/ tool-comparisons / Supabase Auth vs Keycloak for Solo Developers
tool-comparisons 5 min read

Supabase Auth vs Keycloak for Solo Developers

Comparing Supabase Auth and Keycloak for solo developers.

Authentication is one of those things you never want to build from scratch. One bad decision and you are dealing with security vulnerabilities, token headaches, and angry users locked out of their accounts. For solo developers, the choice often comes down to a managed service versus a self-hosted solution. Supabase Auth and Keycloak represent two very different philosophies for solving the same problem.

Supabase Auth Overview

Supabase Auth is the authentication layer built into Supabase, the open-source Firebase alternative. It handles email/password login, magic links, OAuth providers (Google, GitHub, Discord, and more), phone auth, and row-level security policies that tie directly into your Postgres database.

The biggest draw for solo developers is how tightly it integrates with the rest of the Supabase ecosystem. Your auth users live in the same Postgres database as your app data. Row-level security means you can write policies like "users can only read their own data" without any middleware. The free tier gives you 50,000 monthly active users, which is more than enough for most indie projects.

Setup takes minutes. You enable providers in the dashboard, drop in the Supabase client library, and call supabase.auth.signInWithOAuth(). No server configuration, no Docker containers, no certificate management.

Keycloak Overview

Keycloak is an open-source identity and access management solution backed by Red Hat. It supports OAuth 2.0, OpenID Connect, SAML 2.0, LDAP, Active Directory, and fine-grained role-based access control. Enterprise teams use it to manage authentication across dozens of internal services.

Keycloak runs as a standalone Java application. You deploy it yourself (typically via Docker), configure realms, clients, and roles through its admin console, and connect your applications using standard OIDC flows. It is incredibly powerful and handles complex scenarios like multi-tenancy, custom authentication flows, identity brokering, and user federation.
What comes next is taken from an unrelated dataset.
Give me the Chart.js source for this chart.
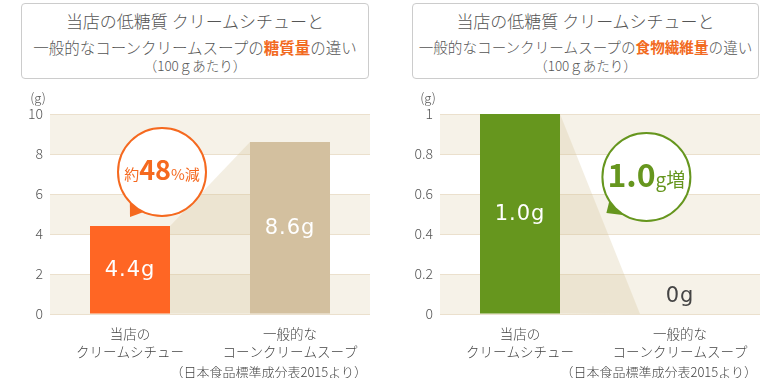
<!DOCTYPE html>
<html><head><meta charset="utf-8">
<script src="https://cdn.jsdelivr.net/npm/chart.js@4.4.1/dist/chart.umd.min.js"></script>
<style>
body{margin:0;width:780px;height:378px;overflow:hidden;background:#fff;font-family:"Noto Sans CJK JP",sans-serif;color:#555;position:relative;}
.box{position:absolute;top:3px;height:76px;border:1px solid #cccccc;border-radius:4px;box-sizing:border-box;}
.t{position:absolute;text-align:center;white-space:nowrap;color:#555;font-weight:300;}
.hl{color:#f26a21;font-weight:bold;}
.note{position:absolute;top:362px;height:20px;line-height:20px;font-size:13px;color:#444;white-space:nowrap;font-weight:300;}
canvas{position:absolute;top:0;}
</style>
</head><body>
<div class="box" style="left:21px;width:348px;"></div>
<div class="t" style="left:21px;width:348px;top:10px;font-size:17px;line-height:22px;">当店の低糖質 クリームシチューと</div>
<div class="t" style="left:21px;width:348px;top:36px;font-size:15.5px;line-height:22px;">一般的なコーンクリームスープの<span class="hl">糖質量</span>の違い</div>
<div class="t" style="left:21px;width:348px;top:55px;font-size:13.5px;line-height:20px;">（100ｇあたり）</div>

<div class="box" style="left:412px;width:347px;"></div>
<div class="t" style="left:412px;width:347px;top:10px;font-size:17px;line-height:22px;">当店の低糖質 クリームシチューと</div>
<div class="t" style="left:412px;width:347px;top:36px;font-size:14.6px;line-height:22px;">一般的なコーンクリームスープの<span class="hl">食物繊維量</span>の違い</div>
<div class="t" style="left:412px;width:347px;top:55px;font-size:13.5px;line-height:20px;">（100ｇあたり）</div>

<canvas id="c1" width="390" height="378" style="left:0"></canvas>
<canvas id="c2" width="390" height="378" style="left:390px"></canvas>

<div class="note" style="right:413px;">（日本食品標準成分表2015より）</div>
<div class="note" style="right:23px;">（日本食品標準成分表2015より）</div>

<script>
// ---- data ----
const categories = [["当店の", "クリームシチュー"], ["一般的な", "コーンクリームスープ"]];
const sugarValues = [4.4, 8.6];
const fiberValues = [1.0, 0];
const sugarTicks = [0, 2, 4, 6, 8, 10];
const sugarTickLabels = ["0", "2", "4", "6", "8", "10"];
const fiberTicks = [0, 0.2, 0.4, 0.6, 0.8, 1];
const fiberTickLabels = ["0", "0.2", "0.4", "0.6", "0.8", "1"];
const sugarBarLabels = ["4.4g", "8.6g"];
const fiberBarLabels = ["1.0g", "0g"];
const unitLabel = "(g)";
const sugarBubble = [["約", 15, "normal"], ["48", 27, "bold"], ["%減", 15, "normal"]];
const fiberBubble = [["1.0", 32, "bold"], ["g増", 19, "normal"]];

const FONT = "'Noto Sans CJK JP', sans-serif";
const NUMFONT = "'DejaVu Sans', sans-serif";

const deco = {
  id: 'deco',
  beforeDraw(chart) {
    const { ctx, chartArea: a, scales: { y } } = chart;
    const t = y.ticks.map(k => k.value);
    ctx.save();
    ctx.fillStyle = '#f6f2e8';
    for (let i = 0; i < t.length - 1; i++) {
      if (i % 2 === 0) {
        const y0 = y.getPixelForValue(t[i]), y1 = y.getPixelForValue(t[i + 1]);
        ctx.fillRect(a.left, y1, a.right - a.left, y0 - y1);
      }
    }
    ctx.restore();
  },
  beforeDatasetsDraw(chart) {
    const { ctx } = chart;
    const bars = chart.getDatasetMeta(0).data;
    const b0 = bars[0], b1 = bars[1];
    ctx.save();
    ctx.fillStyle = 'rgba(212,192,148,0.27)';
    ctx.beginPath();
    ctx.moveTo(b0.x + b0.width / 2, b0.y);
    ctx.lineTo(b1.x - b1.width / 2, b1.y);
    ctx.lineTo(b1.x - b1.width / 2, b1.base);
    ctx.lineTo(b0.x + b0.width / 2, b0.base);
    ctx.closePath();
    ctx.fill();
    ctx.restore();
  },
  afterDatasetsDraw(chart, args, o) {
    const { ctx, chartArea: a, scales: { x, y } } = chart;
    ctx.save();
    // unit label
    ctx.fillStyle = '#555';
    ctx.font = `300 13px ${FONT}`;
    ctx.textAlign = 'center';
    ctx.textBaseline = 'middle';
    ctx.fillText(unitLabel, a.left - 12, a.top - 16);
    // bar value labels
    const bars = chart.getDatasetMeta(0).data;
    ctx.letterSpacing = '1px';
    bars.forEach((b, i) => {
      ctx.font = `21px ${NUMFONT}`;
      ctx.textAlign = 'center';
      ctx.textBaseline = 'middle';
      if (b.base - b.y > 30) {
        ctx.fillStyle = '#fff';
        ctx.fillText(o.labels[i], b.x, (b.y + b.base) / 2 + 1);
      } else {
        ctx.fillStyle = '#444';
        ctx.fillText(o.labels[i], b.x, b.y - 17);
      }
    });
    ctx.letterSpacing = '0px';
    // bubble
    const bb = o.bubble;
    const cx = x.getPixelForValue(bb.xv), cy = y.getPixelForValue(bb.yv), r = 44;
    ctx.fillStyle = bb.color;
    ctx.beginPath();
    ctx.moveTo(cx + r * Math.cos(bb.a1), cy + r * Math.sin(bb.a1));
    ctx.lineTo(cx + bb.tip[0], cy + bb.tip[1]);
    ctx.lineTo(cx + r * Math.cos(bb.a2), cy + r * Math.sin(bb.a2));
    ctx.closePath();
    ctx.fill();
    ctx.beginPath();
    ctx.arc(cx, cy, r, 0, Math.PI * 2);
    ctx.fillStyle = '#fff';
    ctx.fill();
    ctx.lineWidth = 2;
    ctx.strokeStyle = bb.color;
    ctx.stroke();
    // text
    ctx.textAlign = 'left';
    ctx.textBaseline = 'alphabetic';
    let total = 0;
    const widths = bb.parts.map(p => {
      ctx.font = `${p[2]} ${p[1]}px ${FONT}`;
      const w = ctx.measureText(p[0]).width;
      total += w;
      return w;
    });
    let sx = cx - total / 2;
    ctx.fillStyle = bb.color;
    bb.parts.forEach((p, i) => {
      ctx.font = `${p[2]} ${p[1]}px ${FONT}`;
      ctx.fillText(p[0], sx, cy + bb.base);
      sx += widths[i];
    });
    ctx.restore();
  }
};

function makeChart(id, values, colors, max, ticks, tickLabels, labels, bubble) {
  return new Chart(document.getElementById(id), {
    type: 'bar',
    data: {
      labels: categories,
      datasets: [{ data: values, backgroundColor: colors, borderWidth: 0, barPercentage: 0.5, categoryPercentage: 1 }]
    },
    options: {
      responsive: false,
      animation: false,
      devicePixelRatio: 1,
      layout: { padding: { top: 114, right: 20, left: 0, bottom: 0 } },
      plugins: { legend: { display: false }, tooltip: { enabled: false }, deco: { labels, bubble } },
      scales: {
        x: {
          grid: { display: false },
          border: { display: false },
          ticks: { padding: 3, color: '#444', font: { family: FONT, size: 13.5, weight: '300', lineHeight: 1.35 }, maxRotation: 0 },
          afterFit: s => { s.height = 64; }
        },
        y: {
          min: 0, max: max,
          afterBuildTicks: s => { s.ticks = ticks.map(v => ({ value: v })); },
          ticks: { padding: 7, color: '#555', font: { family: FONT, size: 14, weight: '300' }, callback: (v, i) => tickLabels[i] },
          grid: { color: '#ebe0cd', drawTicks: false, lineWidth: 1 },
          border: { display: false },
          afterFit: s => { s.width = 50; }
        }
      }
    },
    plugins: [deco]
  });
}

makeChart('c1', sugarValues, ['#ff6624', '#d3c09f'], 10, sugarTicks, sugarTickLabels, sugarBarLabels,
  { xv: 0.2, yv: 7.1, color: '#f5691f', tip: [-32, 45], a1: 2.39, a2: 2.0, parts: sugarBubble, base: 8 });
makeChart('c2', fiberValues, ['#66961e', '#66961e'], 1, fiberTicks, fiberTickLabels, fiberBarLabels,
  { xv: 0.79, yv: 0.685, color: '#66961e', tip: [-40, 36], a1: 2.57, a2: 2.09, parts: fiberBubble, base: 10 });
</script>
</body></html>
The tradeoff is complexity. Keycloak has a steep learning curve. Configuration involves realms, clients, scopes, mappers, and flows. The admin console has hundreds of settings. Running it in production means managing a Java process, a database (usually Postgres), TLS certificates, and keeping it updated for security patches.

Comparison Table

Feature Supabase Auth Keycloak
Type Managed (or self-hosted) Self-hosted
Free tier 50K MAU Unlimited (you host)
Setup time Minutes Hours to days
OAuth providers 20+ built-in Unlimited (configure manually)
SAML support No Yes
RBAC Via Postgres RLS Built-in roles and groups
Multi-tenancy Limited Full realm-based isolation
Admin UI Simple dashboard Full admin console
SDK support JS, Flutter, Swift, Kotlin Java, JS, others via OIDC
Maintenance Zero (managed) You manage everything
Custom auth flows Limited Fully customizable
Database integration Direct Postgres Separate user store
Learning curve Low High
Best for Web/mobile apps Enterprise, multi-service

When to Pick Supabase Auth

Choose Supabase Auth if you are already using Supabase for your database, or if you want the fastest path to working authentication. It is the better choice when:

  • You are building a single web or mobile application.
  • You want email/password, magic links, or social OAuth without configuration headaches.
  • Row-level security in Postgres appeals to you as an authorization model.
  • You do not need SAML, LDAP, or complex multi-tenant setups.
  • You value zero maintenance and want to focus on building features.

For a typical SaaS or side project, Supabase Auth gets you from zero to "users can sign in" in under 30 minutes, including social providers.

When to Pick Keycloak

Choose Keycloak if you need enterprise-grade identity management or your project has specific requirements that Supabase Auth cannot handle:

  • You are building a platform with multiple services that all need centralized authentication.
  • You need SAML 2.0 for enterprise SSO integrations.
  • Your app requires custom authentication flows (step-up auth, conditional MFA, custom token claims).
  • You want full control over your user data and authentication infrastructure.
  • Multi-tenancy with isolated realms is a requirement.

Be honest about whether you actually need these features. Most solo developers do not, and the operational overhead of running Keycloak is significant. You are committing to managing a Java application in production, keeping it patched, and debugging OIDC configuration issues.

Verdict

For the vast majority of solo developers, Supabase Auth is the clear winner. It removes the operational burden entirely, integrates beautifully with Postgres, and covers every authentication pattern a typical web or mobile app needs. The free tier is generous, and upgrading is straightforward.

Keycloak is the right tool when you genuinely need its enterprise capabilities. If you are building something that requires SAML, complex RBAC across multiple services, or custom authentication flows, it is unmatched. But if you are a solo developer asking "which auth should I use for my SaaS?" the answer is almost certainly not Keycloak. Save yourself the infrastructure headache and ship faster with Supabase Auth.